Task material ->
-*-

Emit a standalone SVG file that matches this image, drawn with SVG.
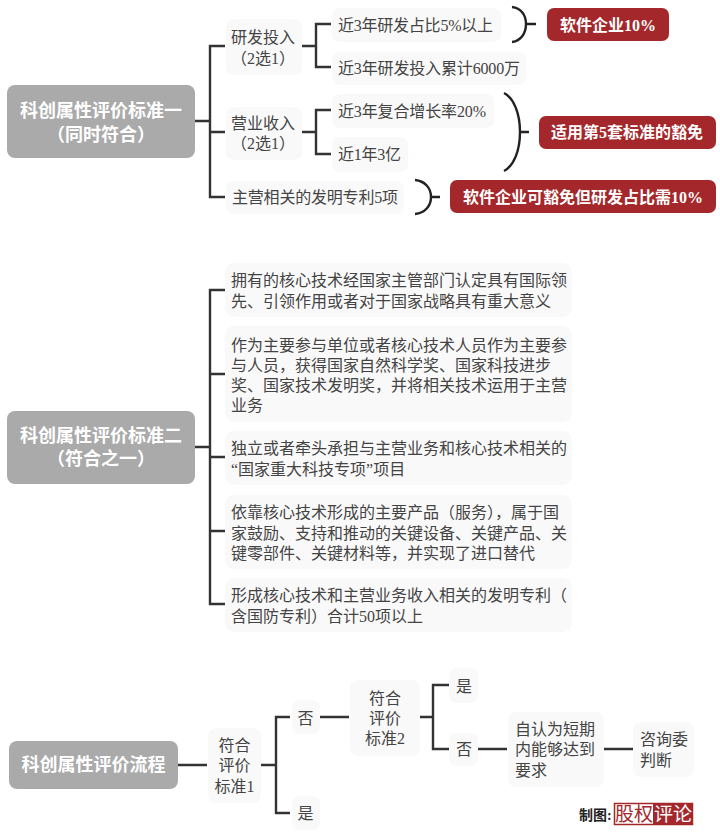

-*-

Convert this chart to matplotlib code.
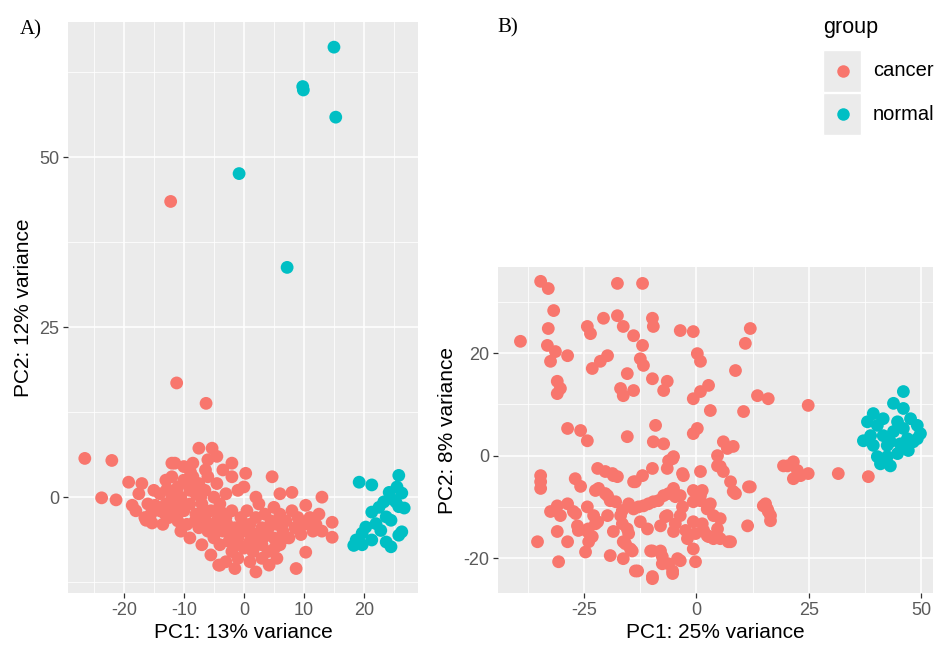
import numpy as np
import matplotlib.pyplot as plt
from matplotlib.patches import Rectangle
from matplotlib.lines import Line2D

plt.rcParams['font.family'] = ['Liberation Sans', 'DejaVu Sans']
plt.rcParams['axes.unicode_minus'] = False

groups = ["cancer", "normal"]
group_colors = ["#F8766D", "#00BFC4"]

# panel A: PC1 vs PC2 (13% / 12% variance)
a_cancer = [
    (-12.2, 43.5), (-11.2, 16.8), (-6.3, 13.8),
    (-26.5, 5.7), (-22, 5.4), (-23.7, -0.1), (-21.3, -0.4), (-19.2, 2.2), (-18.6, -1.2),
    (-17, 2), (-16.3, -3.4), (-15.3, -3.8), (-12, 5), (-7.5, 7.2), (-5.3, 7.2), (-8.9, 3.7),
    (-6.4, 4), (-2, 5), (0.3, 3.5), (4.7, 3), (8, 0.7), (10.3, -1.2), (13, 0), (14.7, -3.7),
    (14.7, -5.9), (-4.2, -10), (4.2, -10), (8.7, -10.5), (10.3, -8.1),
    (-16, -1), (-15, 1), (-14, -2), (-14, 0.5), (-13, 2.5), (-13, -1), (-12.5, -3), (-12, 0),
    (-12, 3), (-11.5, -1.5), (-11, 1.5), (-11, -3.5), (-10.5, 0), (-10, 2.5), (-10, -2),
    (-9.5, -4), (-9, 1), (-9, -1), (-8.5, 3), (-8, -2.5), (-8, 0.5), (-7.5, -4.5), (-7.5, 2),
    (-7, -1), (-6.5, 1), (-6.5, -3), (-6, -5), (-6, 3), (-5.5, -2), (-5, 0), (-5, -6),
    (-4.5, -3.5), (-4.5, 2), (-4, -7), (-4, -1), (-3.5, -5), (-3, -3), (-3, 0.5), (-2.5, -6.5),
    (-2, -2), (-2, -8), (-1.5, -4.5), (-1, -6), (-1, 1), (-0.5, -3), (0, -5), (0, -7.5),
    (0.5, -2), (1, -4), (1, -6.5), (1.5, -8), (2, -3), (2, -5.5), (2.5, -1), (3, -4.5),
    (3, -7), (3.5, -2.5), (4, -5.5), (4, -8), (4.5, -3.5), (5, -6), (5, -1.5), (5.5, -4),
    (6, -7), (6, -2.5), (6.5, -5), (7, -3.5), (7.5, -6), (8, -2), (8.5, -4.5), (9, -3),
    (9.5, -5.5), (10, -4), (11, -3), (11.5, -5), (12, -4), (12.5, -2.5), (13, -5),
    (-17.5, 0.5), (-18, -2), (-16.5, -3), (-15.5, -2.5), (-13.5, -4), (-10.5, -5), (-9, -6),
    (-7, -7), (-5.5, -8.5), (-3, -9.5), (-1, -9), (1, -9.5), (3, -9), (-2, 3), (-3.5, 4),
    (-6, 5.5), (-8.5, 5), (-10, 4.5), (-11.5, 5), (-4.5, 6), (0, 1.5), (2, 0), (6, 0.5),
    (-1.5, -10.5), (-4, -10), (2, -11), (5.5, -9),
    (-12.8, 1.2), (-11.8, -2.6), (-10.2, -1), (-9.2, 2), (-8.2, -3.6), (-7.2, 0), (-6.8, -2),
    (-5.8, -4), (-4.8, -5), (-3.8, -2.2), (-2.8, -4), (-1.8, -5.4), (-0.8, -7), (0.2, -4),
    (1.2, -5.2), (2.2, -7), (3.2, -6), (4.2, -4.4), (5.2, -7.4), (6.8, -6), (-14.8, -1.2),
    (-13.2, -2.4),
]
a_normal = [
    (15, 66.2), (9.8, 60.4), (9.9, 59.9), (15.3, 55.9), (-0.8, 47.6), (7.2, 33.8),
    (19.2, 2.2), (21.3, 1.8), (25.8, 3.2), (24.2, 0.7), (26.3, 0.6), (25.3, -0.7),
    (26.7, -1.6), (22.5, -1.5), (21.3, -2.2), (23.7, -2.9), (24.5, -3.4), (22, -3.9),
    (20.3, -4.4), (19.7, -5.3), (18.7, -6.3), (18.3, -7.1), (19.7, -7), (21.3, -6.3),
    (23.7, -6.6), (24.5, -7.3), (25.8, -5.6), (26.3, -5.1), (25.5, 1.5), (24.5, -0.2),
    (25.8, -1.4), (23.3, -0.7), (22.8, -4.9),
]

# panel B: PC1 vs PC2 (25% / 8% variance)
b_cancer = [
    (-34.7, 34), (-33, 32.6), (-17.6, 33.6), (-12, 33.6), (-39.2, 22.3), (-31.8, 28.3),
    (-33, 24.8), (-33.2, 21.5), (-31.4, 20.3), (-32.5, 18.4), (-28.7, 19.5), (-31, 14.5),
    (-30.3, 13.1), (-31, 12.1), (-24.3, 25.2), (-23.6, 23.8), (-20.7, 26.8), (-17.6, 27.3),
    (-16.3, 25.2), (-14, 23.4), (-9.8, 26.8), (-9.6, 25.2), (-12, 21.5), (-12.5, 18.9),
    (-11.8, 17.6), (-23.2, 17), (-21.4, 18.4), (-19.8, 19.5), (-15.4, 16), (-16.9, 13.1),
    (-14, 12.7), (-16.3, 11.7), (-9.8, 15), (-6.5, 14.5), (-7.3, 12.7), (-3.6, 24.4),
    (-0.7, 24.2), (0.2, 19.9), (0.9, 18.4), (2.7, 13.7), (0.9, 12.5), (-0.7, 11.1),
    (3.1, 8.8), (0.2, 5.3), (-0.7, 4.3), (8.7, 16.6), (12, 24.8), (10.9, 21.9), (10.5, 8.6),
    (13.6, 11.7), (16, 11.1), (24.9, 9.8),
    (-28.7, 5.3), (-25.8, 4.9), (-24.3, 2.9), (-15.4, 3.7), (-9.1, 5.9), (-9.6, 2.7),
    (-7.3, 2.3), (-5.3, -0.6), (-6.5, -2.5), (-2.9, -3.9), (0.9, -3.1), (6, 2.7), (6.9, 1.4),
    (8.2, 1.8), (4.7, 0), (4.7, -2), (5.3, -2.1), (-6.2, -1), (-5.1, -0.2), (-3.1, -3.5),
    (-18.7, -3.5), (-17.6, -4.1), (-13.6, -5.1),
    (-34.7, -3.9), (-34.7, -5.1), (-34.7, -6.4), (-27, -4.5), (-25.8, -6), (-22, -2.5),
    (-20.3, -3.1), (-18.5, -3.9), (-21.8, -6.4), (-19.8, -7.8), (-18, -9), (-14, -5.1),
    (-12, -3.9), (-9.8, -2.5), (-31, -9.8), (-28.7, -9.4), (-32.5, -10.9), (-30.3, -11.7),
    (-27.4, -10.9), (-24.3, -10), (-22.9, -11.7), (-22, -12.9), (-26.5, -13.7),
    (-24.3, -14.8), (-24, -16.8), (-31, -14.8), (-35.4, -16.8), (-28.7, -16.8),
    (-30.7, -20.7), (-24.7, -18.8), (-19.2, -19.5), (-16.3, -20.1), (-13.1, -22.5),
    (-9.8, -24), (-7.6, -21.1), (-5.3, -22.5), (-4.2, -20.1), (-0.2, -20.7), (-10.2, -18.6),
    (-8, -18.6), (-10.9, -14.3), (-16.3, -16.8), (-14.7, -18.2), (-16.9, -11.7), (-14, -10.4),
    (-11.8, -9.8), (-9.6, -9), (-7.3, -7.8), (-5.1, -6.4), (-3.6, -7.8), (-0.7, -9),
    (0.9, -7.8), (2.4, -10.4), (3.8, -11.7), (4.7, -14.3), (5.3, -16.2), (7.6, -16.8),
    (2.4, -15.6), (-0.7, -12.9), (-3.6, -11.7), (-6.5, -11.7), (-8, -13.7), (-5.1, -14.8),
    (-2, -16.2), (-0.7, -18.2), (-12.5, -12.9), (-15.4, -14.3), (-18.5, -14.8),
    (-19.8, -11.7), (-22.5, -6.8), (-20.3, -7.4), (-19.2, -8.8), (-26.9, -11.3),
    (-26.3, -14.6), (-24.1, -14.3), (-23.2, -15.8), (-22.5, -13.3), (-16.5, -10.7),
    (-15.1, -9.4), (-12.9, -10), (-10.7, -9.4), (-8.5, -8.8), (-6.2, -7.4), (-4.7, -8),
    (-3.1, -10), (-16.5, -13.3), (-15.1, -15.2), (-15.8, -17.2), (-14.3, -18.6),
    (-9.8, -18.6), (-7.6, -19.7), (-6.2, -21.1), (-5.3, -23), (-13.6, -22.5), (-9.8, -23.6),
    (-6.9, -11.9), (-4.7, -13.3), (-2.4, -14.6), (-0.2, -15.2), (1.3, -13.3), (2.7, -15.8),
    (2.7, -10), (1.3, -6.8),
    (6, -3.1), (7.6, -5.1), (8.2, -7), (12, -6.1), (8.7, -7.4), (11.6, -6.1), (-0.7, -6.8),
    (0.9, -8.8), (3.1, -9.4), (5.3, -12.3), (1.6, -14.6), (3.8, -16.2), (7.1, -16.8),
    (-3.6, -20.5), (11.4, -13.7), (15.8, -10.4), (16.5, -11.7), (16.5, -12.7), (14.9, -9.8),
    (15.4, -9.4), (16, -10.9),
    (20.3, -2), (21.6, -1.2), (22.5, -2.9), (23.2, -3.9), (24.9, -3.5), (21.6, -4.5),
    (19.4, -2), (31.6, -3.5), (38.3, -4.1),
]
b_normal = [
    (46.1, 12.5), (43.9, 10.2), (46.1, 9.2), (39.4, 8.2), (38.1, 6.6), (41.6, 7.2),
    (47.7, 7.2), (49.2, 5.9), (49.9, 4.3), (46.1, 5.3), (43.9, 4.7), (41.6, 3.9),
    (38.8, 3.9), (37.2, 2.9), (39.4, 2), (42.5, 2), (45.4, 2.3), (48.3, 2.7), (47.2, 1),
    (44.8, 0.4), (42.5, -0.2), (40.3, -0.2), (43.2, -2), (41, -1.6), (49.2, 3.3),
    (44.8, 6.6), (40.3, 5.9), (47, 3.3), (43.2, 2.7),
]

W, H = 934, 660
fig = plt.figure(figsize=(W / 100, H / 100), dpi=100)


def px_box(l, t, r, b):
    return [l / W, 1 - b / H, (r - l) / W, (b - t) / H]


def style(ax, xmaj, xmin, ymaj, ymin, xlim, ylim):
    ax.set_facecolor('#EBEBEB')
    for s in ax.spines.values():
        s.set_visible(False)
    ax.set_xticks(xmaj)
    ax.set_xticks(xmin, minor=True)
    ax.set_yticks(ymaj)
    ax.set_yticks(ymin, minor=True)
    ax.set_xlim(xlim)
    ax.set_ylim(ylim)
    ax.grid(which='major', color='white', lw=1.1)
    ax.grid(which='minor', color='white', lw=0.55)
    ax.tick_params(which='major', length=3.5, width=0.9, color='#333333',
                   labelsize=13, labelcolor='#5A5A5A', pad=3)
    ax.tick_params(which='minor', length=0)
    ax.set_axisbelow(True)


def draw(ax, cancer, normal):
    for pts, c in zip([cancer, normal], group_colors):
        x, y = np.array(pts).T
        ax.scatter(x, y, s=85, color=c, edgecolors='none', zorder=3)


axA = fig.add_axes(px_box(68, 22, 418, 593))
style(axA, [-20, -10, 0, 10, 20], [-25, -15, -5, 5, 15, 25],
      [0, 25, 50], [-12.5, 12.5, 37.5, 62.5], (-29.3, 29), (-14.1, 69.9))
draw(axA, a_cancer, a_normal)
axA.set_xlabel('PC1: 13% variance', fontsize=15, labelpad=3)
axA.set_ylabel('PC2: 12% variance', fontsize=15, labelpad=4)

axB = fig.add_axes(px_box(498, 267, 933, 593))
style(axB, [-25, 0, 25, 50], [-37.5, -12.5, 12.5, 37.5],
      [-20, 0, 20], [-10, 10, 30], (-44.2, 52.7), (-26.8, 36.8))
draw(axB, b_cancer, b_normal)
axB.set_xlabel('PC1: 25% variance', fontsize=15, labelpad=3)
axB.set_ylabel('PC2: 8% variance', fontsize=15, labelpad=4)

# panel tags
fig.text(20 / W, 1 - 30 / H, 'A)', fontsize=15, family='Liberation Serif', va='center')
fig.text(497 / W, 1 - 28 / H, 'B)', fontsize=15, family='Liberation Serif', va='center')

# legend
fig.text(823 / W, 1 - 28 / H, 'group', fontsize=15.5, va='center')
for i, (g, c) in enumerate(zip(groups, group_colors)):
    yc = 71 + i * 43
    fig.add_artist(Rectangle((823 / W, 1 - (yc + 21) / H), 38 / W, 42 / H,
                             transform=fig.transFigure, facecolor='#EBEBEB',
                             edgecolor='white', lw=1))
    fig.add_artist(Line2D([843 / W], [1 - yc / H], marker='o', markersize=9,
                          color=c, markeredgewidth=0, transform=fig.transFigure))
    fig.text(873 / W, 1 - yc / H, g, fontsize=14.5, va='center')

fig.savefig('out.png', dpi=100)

-*-

Problem details -> Pick out each line containing the string "this" and copy it.

Final result ->
Emit a standalone SVG file that matches this image, drawn with SVG.
Convert this chart to matplotlib code.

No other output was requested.